We increase the follow-up period up to 100 months. Thus, patients would be under study for a longer period of time leading to a much greater probability of observing an event at a progressively higher proportion of them. Since the key quantity in determining the power in survival analysis is the number of events, we don’t have to enroll so many patients as almost everybody would develop the event as follow-up time is extended.

# Assuming a larger follow-up time
nSurv(lambdaC = lambda0, hr = lambda1/lambda0, hr0 = 1,
       R = 55, minfup = 100,T = 155,
       ratio = 1, alpha = 0.05, beta = 0.20, sided = 2)

## Fixed design, two-arm trial with time-to-event
## outcome (Lachin and Foulkes, 1986).
## Solving for:  Accrual rate 
## Hazard ratio                  H1/H0=0.6/1
## Study duration:                   T=155
## Accrual duration:                   55
## Min. end-of-study follow-up: minfup=100
## Expected events (total, H1):        119.7092
## Expected sample size (total):       121.8807
## Accrual rates:
##      Stratum 1
## 0-55     2.216
## Control event rates (H1):
##       Stratum 1
## 0-Inf    0.0462
## Censoring rates:
##       Stratum 1
## 0-Inf         0
## Power:                 100*(1-beta)=80%
## Type I error (1-sided):   100*alpha=5%
## Equal randomization:          ratio=1

The expected sample size is now much smaller (\(n=122\)). It is in fact very close to the expected number of events, which means that almost all patients are going to experience the event within that period of time. 4. **Sample size when accrual rate and duration are known

We specify the enrollment rate through \(\verb|gamma=5|\) and the accrual duration through \(\verb|R=35|\). The following code will produce a design under these criteria

# Survival study design with known accrual rate and accrual duration
nSurv(lambdaC = lambda0, hr = lambda1/lambda0, hr0 = 1,
       gamma = 5, R = 35,
       ratio = 1, alpha = 0.05, beta = 0.20, sided = 2)

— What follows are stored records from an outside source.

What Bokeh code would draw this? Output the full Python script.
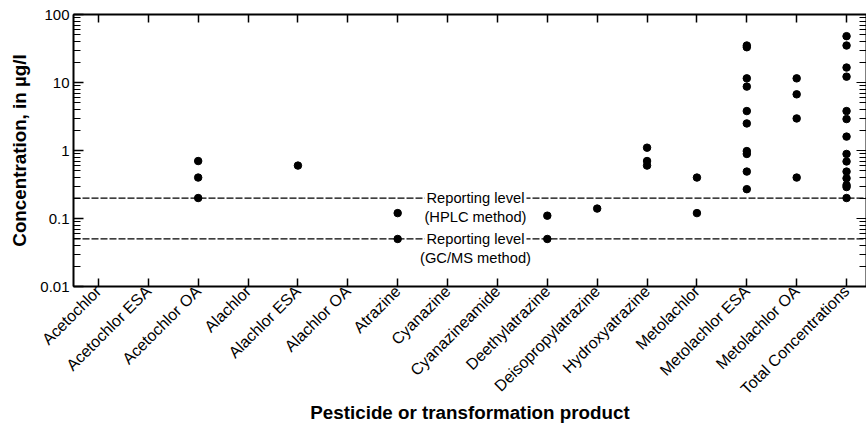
import math
from bokeh.plotting import figure
from bokeh.models import (Range1d, LinearAxis, LogAxis, FixedTicker, LogTicker, Span, Label,
                          NumeralTickFormatter, CustomJSTickFormatter, ColumnDataSource)
from bokeh.embed import file_html
from bokeh.resources import INLINE

categories = ["Acetochlor", "Acetochlor ESA", "Acetochlor OA", "Alachlor", "Alachlor ESA",
              "Alachlor OA", "Atrazine", "Cyanazine", "Cyanazineamide", "Deethylatrazine",
              "Deisopropylatrazine", "Hydroxyatrazine", "Metolachlor", "Metolachlor ESA",
              "Metolachlor OA", "Total Concentrations"]

acetochlor = []
acetochlor_esa = []
acetochlor_oa = [0.7, 0.4, 0.2]
alachlor = []
alachlor_esa = [0.6]
alachlor_oa = []
atrazine = [0.12, 0.05]
cyanazine = []
cyanazineamide = []
deethylatrazine = [0.11, 0.05]
deisopropylatrazine = [0.14]
hydroxyatrazine = [1.1, 0.7, 0.6]
metolachlor = [0.4, 0.12]
metolachlor_esa = [35, 33, 11.5, 8.7, 3.8, 2.5, 0.98, 0.89, 0.49, 0.27]
metolachlor_oa = [11.5, 6.7, 2.96, 0.4]
total_concentrations = [48, 35, 16.6, 12.2, 3.8, 2.9, 1.6, 0.89, 0.69, 0.49, 0.39, 0.31, 0.29, 0.2]

reporting_levels = [0.2, 0.05]
reporting_names = ["(HPLC method)", "(GC/MS method)"]

series = [acetochlor, acetochlor_esa, acetochlor_oa, alachlor, alachlor_esa, alachlor_oa,
          atrazine, cyanazine, cyanazineamide, deethylatrazine, deisopropylatrazine,
          hydroxyatrazine, metolachlor, metolachlor_esa, metolachlor_oa, total_concentrations]

xs, ys = [], []
for i, vals in enumerate(series):
    for v in vals:
        xs.append(i + 1)
        ys.append(v)

FONT = "Liberation Sans"

p = figure(width=866, height=431, x_range=Range1d(0.5, 16.4), y_range=Range1d(0.01, 100),
           y_axis_type="log", output_backend="svg", toolbar_location=None,
           min_border_left=73, min_border_right=0, min_border_top=14, min_border_bottom=145)
p.outline_line_color = None
p.xgrid.visible = False
p.ygrid.visible = False

# bottom axis
xa = p.xaxis[0]
xa.ticker = FixedTicker(ticks=list(range(1, len(categories) + 1)))
xa.major_label_overrides = {i + 1: c for i, c in enumerate(categories)}
xa.major_label_orientation = math.pi / 4
xa.major_label_text_font = FONT
xa.major_label_text_font_size = "16px"
xa.major_label_text_color = "black"
xa.major_label_standoff = 2
xa.major_tick_in = 8
xa.major_tick_out = 0
xa.minor_tick_in = 0
xa.minor_tick_out = 0
xa.axis_line_width = 2
xa.major_tick_line_width = 1.5
xa.axis_label = "Pesticide or transformation product"
xa.axis_label_text_font = FONT
xa.axis_label_text_font_style = "bold"
xa.axis_label_text_font_size = "18.8px"
xa.axis_label_text_color = "black"
xa.axis_label_standoff = -5

# left axis
ya = p.yaxis[0]
ya.ticker = LogTicker(num_minor_ticks=10)
ya.formatter = NumeralTickFormatter(format="0.[00]")
ya.major_label_text_font = FONT
ya.major_label_text_font_size = "15px"
ya.major_label_text_color = "black"
ya.major_label_standoff = 4
ya.major_tick_in = 10
ya.major_tick_out = 0
ya.minor_tick_in = 7
ya.minor_tick_out = 0
ya.axis_line_width = 2
ya.major_tick_line_width = 1.5
ya.axis_label = "Concentration, in µg/l"
ya.axis_label_text_font = FONT
ya.axis_label_text_font_style = "bold"
ya.axis_label_text_font_size = "18.8px"
ya.axis_label_text_color = "black"
ya.axis_label_standoff = 7

blank = CustomJSTickFormatter(code="return ''")

top = LinearAxis(ticker=FixedTicker(ticks=list(range(1, len(categories) + 1))), formatter=blank)
top.major_tick_in = 8
top.major_tick_out = 0
top.minor_tick_in = 0
top.minor_tick_out = 0
top.axis_line_width = 2
top.major_tick_line_width = 1.5
top.major_label_standoff = 0
p.add_layout(top, "above")

right = LogAxis(ticker=LogTicker(num_minor_ticks=10), formatter=blank)
right.major_tick_in = 10
right.major_tick_out = 0
right.minor_tick_in = 7
right.minor_tick_out = 0
right.axis_line_width = 2
right.major_label_standoff = 0
p.add_layout(right, "right")

for lvl, name in zip(reporting_levels, reporting_names):
    p.add_layout(Span(location=lvl, dimension="width", line_color="black",
                      line_width=1.2, line_dash="7 2"))
    p.add_layout(Label(x=8.56, y=lvl, text="Reporting level", text_align="center",
                       text_baseline="middle", text_font=FONT, text_font_size="14.7px",
                       text_color="black", background_fill_color="white", padding=2))
    p.add_layout(Label(x=8.56, y=lvl, y_offset=-19, text=name, text_align="center",
                       text_baseline="middle", text_font=FONT, text_font_size="14.7px",
                       text_color="black"))

src = ColumnDataSource(data=dict(x=xs, y=ys))
p.scatter("x", "y", source=src, size=7.5, fill_color="black", line_color="black")

open("out.html", "w").write(file_html(p, INLINE))
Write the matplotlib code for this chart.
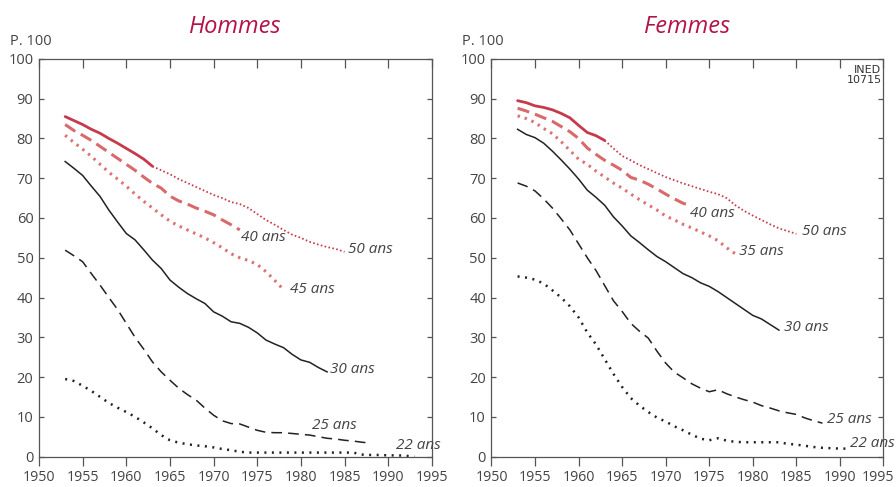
import numpy as np
import matplotlib
matplotlib.use("Agg")
import matplotlib.pyplot as plt
from matplotlib.transforms import ScaledTranslation

plt.rcParams["font.family"] = ["Open Sans", "DejaVu Sans"]

# ------------------------
# Data: proportion célibataire (p. 100) par année et âge
# ------------------------
years = list(range(1953, 1994))
x_ticks = list(range(1950, 1996, 5))

# Hommes
h_50 = [85.5, 84.5, 83.5, 82.3, 81.3, 80.0, 78.8, 77.5, 76.2, 74.8, 73.0,
        72.0, 71.0, 69.8, 68.8, 67.8, 66.8, 65.8, 65.0, 64.0, 63.5, 62.5,
        61.0, 59.5, 58.3, 57.0, 55.8, 55.0, 54.0, 53.3, 52.7, 52.2, 51.5]
h_40 = [83.5, 82.0, 80.8, 79.5, 78.0, 76.5, 75.0, 73.5, 72.0, 70.3, 68.7,
        67.5, 65.5, 64.3, 63.5, 62.5, 61.7, 60.8, 59.5, 58.3, 57.0]
h_45 = [80.8, 79.0, 77.3, 75.5, 73.5, 71.5, 69.8, 68.0, 66.0, 64.2, 62.5,
        60.8, 59.2, 58.0, 57.0, 56.0, 55.0, 53.8, 52.5, 51.0, 50.0, 49.3,
        48.3, 46.5, 44.3, 42.0]
h_30 = [74.2, 72.5, 70.7, 68.0, 65.4, 62.0, 59.0, 56.1, 54.5, 52.0, 49.4,
        47.3, 44.4, 42.6, 41.0, 39.7, 38.5, 36.4, 35.3, 33.9, 33.5, 32.5,
        31.1, 29.3, 28.3, 27.4, 25.7, 24.3, 23.7, 22.4, 21.3]
h_25 = [51.9, 50.5, 49.0, 46.0, 43.1, 40.0, 37.0, 33.5, 30.0, 27.0, 23.8,
        21.3, 19.2, 17.2, 15.6, 14.2, 12.2, 10.4, 9.0, 8.3, 8.2, 7.4,
        6.6, 6.1, 6.0, 6.0, 5.8, 5.6, 5.4, 5.0, 4.6, 4.4, 4.1, 3.9, 3.6, 3.4]
h_22 = [19.5, 19.0, 17.8, 16.5, 15.0, 13.5, 12.3, 11.2, 10.0, 8.6, 7.1,
        5.4, 4.1, 3.5, 3.1, 2.8, 2.6, 2.3, 1.9, 1.6, 1.2, 1.0, 1.0, 1.0,
        1.0, 1.0, 1.0, 1.0, 1.0, 1.0, 1.0, 1.0, 1.0, 1.0, 0.5, 0.4, 0.4,
        0.3, 0.3, 0.2, 0.0]

# Femmes
f_50 = [89.5, 89.0, 88.2, 87.8, 87.2, 86.3, 85.2, 83.3, 81.5, 80.7, 79.5,
        77.5, 75.6, 74.5, 73.3, 72.3, 71.3, 70.3, 69.5, 68.7, 68.0, 67.3,
        66.6, 66.0, 65.0, 63.2, 61.8, 60.6, 59.5, 58.4, 57.4, 56.7, 56.0]
f_40 = [87.6, 86.9, 86.1, 85.2, 84.3, 83.0, 81.7, 80.0, 77.6, 76.0, 74.5,
        73.3, 72.0, 70.2, 69.5, 68.5, 67.3, 66.0, 64.8, 63.7, 63.0]
f_35 = [85.7, 85.0, 84.0, 82.5, 81.2, 79.2, 77.0, 74.8, 73.5, 71.8, 70.3,
        68.8, 67.5, 66.0, 64.6, 63.3, 62.0, 60.5, 59.5, 58.4, 57.5, 56.5,
        55.5, 54.3, 52.5, 51.0]
f_30 = [82.3, 81.0, 80.2, 78.8, 76.8, 74.6, 72.3, 69.8, 67.0, 65.2, 63.2,
        60.3, 58.0, 55.5, 53.8, 52.0, 50.3, 49.0, 47.5, 46.0, 45.0, 43.7,
        42.8, 41.5, 40.0, 38.5, 37.0, 35.5, 34.6, 33.2, 31.8]
f_25 = [68.8, 68.0, 66.8, 64.8, 62.5, 59.8, 57.0, 53.5, 50.0, 46.8, 43.0,
        39.2, 36.5, 33.5, 31.5, 29.8, 26.5, 23.5, 21.2, 19.8, 18.3, 17.2,
        16.3, 16.8, 15.8, 15.0, 14.3, 13.7, 12.8, 12.2, 11.5, 11.0, 10.6,
        9.7, 9.0, 8.4]
f_22 = [45.3, 45.0, 44.5, 43.5, 41.8, 40.0, 37.8, 35.0, 31.2, 28.2, 24.5,
        20.8, 17.5, 14.7, 12.8, 11.2, 9.8, 8.8, 7.6, 6.6, 5.5, 4.5, 4.1,
        4.6, 4.0, 3.7, 3.6, 3.6, 3.6, 3.6, 3.6, 3.2, 3.0, 2.7, 2.4, 2.2,
        2.1, 2.0, 2.0]

# Étiquettes des courbes : (texte, année, valeur)
h_labels = [("50 ans", 1985.4, 52.0), ("40 ans", 1973.1, 55.2),
            ("45 ans", 1978.7, 41.9), ("30 ans", 1983.3, 22.0),
            ("25 ans", 1981.3, 7.7), ("22 ans", 1990.9, 2.9)]
f_labels = [("50 ans", 1985.6, 56.5), ("40 ans", 1972.8, 61.2),
            ("35 ans", 1978.4, 51.5), ("30 ans", 1983.6, 32.5),
            ("25 ans", 1988.5, 9.2), ("22 ans", 1991.2, 3.4)]

RED_SOLID = "#c63a4c"
RED_DASH = "#d96a6c"
RED_DOT = "#dd7274"
TITLE_RED = "#b3134a"
GREY = "#444444"
AXIS = "#555555"


def draw_panel(ax, title, s50, s40, smid, s30, s25, s22, labels):
    x = years
    # 50 ans : trait plein jusqu'en 1963, pointillé fin ensuite
    ax.plot(x[:11], s50[:11], color=RED_SOLID, lw=2.0, solid_capstyle="round")
    ax.plot(x[10:len(s50)], s50[10:], color=RED_SOLID, lw=1.3,
            linestyle=(0, (0.9, 1.3)))
    ax.plot(x[:len(s40)], s40, color=RED_DASH, lw=2.2, linestyle=(0, (4, 2)))
    ax.plot(x[:len(smid)], smid, color=RED_DOT, lw=2.2,
            linestyle=(0, (0.8, 1.6)))
    ax.plot(x[:len(s30)], s30, color="#222222", lw=1.1)
    ax.plot(x[:len(s25)], s25, color="#222222", lw=1.1,
            linestyle=(0, (7, 4)))
    ax.plot(x[:len(s22)], s22, color="#222222", lw=1.8,
            linestyle=(0, (0.8, 2.2)))

    for txt, xx, yy in labels:
        ax.text(xx, yy, txt, style="italic", fontsize=11, color=GREY,
                ha="left", va="center", clip_on=False)

    ax.set_xlim(1950, 1995)
    ax.set_ylim(0, 100)
    ax.set_xticks(x_ticks)
    ax.set_yticks(range(0, 101, 10))
    ax.tick_params(axis="x", direction="out", length=6.5, width=0.9,
                   color=AXIS, labelsize=10.2, labelcolor=GREY, pad=3)
    ax.tick_params(axis="y", direction="in", length=3.8, width=0.9,
                   color=AXIS, labelsize=10.5, labelcolor=GREY, pad=4,
                   right=True)
    for sp in ax.spines.values():
        sp.set_color(AXIS)
        sp.set_linewidth(0.9)

    # graduations du haut, tournées vers l'intérieur (x en années, y en axes)
    ax.vlines(x_ticks, 0.977, 1.0, transform=ax.get_xaxis_transform(),
              colors=AXIS, linewidth=0.9, clip_on=False, zorder=3)

    ax.set_title(title, style="italic", fontsize=17, color=TITLE_RED, pad=19)
    ax.text(-0.075, 1.045, "P. 100", transform=ax.transAxes, fontsize=10.5,
            color=GREY, ha="left", va="center")


fig = plt.figure(figsize=(8.96, 4.87), dpi=100)
ax1 = fig.add_axes([0.0435, 0.0625, 0.4385, 0.8165])
ax2 = fig.add_axes([0.5485, 0.0625, 0.4375, 0.8165])

draw_panel(ax1, "Hommes", h_50, h_40, h_45, h_30, h_25, h_22, h_labels)
draw_panel(ax2, "Femmes", f_50, f_40, f_35, f_30, f_25, f_22, f_labels)

# le dernier millésime du panneau droit, un peu rentré pour rester dans l'image
last = ax2.get_xticklabels()[-1]
last.set_transform(last.get_transform()
                   + ScaledTranslation(-4 / 72, 0, fig.dpi_scale_trans))

ax2.text(0.995, 0.985, "INED\n10715", transform=ax2.transAxes, fontsize=8,
         family=["Liberation Sans Narrow", "DejaVu Sans"],
         color="#333333", ha="right", va="top", linespacing=1.0)

fig.savefig("out.png", dpi=100)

## Fixed design, two-arm trial with time-to-event
## outcome (Lachin and Foulkes, 1986).
## Solving for:  Follow-up duration 
## Hazard ratio                  H1/H0=0.6/1
## Study duration:                   T=51.4813
## Accrual duration:                   35
## Min. end-of-study follow-up: minfup=16.4813
## Expected events (total, H1):        119.2913
## Expected sample size (total):       175
## Accrual rates:
##      Stratum 1
## 0-35         5
## Control event rates (H1):
##       Stratum 1
## 0-Inf    0.0462
## Censoring rates:
##       Stratum 1
## 0-Inf         0
## Power:                 100*(1-beta)=80%
## Type I error (1-sided):   100*alpha=5%
## Equal randomization:          ratio=1

Note that the expected number of events is the virtually the same as in the previous cases. We need \(n=175\) subjects and the additional follow-up time required is approximately 16.5 months.

On the following graph, we see that for a given recruitment duration of 5 months, as the follow up period increases the sample size decreases, and eventually converges to the expected number of events. The results are presented in Figure 2.

# Increase follow up from 5 up to 100 months
fp = seq(5,100,by=0.5)
n = rep(NA,length(fp))
ar = rep(NA,length(fp))

for (i in 1:length(fp))
    {
     x = nSurv(lambdaC = lambda0, hr = lambda1/lambda0, hr0 = 1,
               R = 5, minfup = fp[i], T = 5 + fp[i],
               ratio = 1, alpha = 0.05, beta = 0.20, sided = 2)
     n[i] = x$n
     ar[i] = x$gamma
    }
plot(fp,n,ylim = c(80,510),yaxt = "n",ylab = "Sample size",
     xlab = "Follow up (months)",type = "l")
     axis(2,at = c(100,120,200,300,400,500),las = 1)
abline(h = 119,col = "red")
text(18,130,"Expected events")

Figure 2. Sample size as the length of follow-up is extended.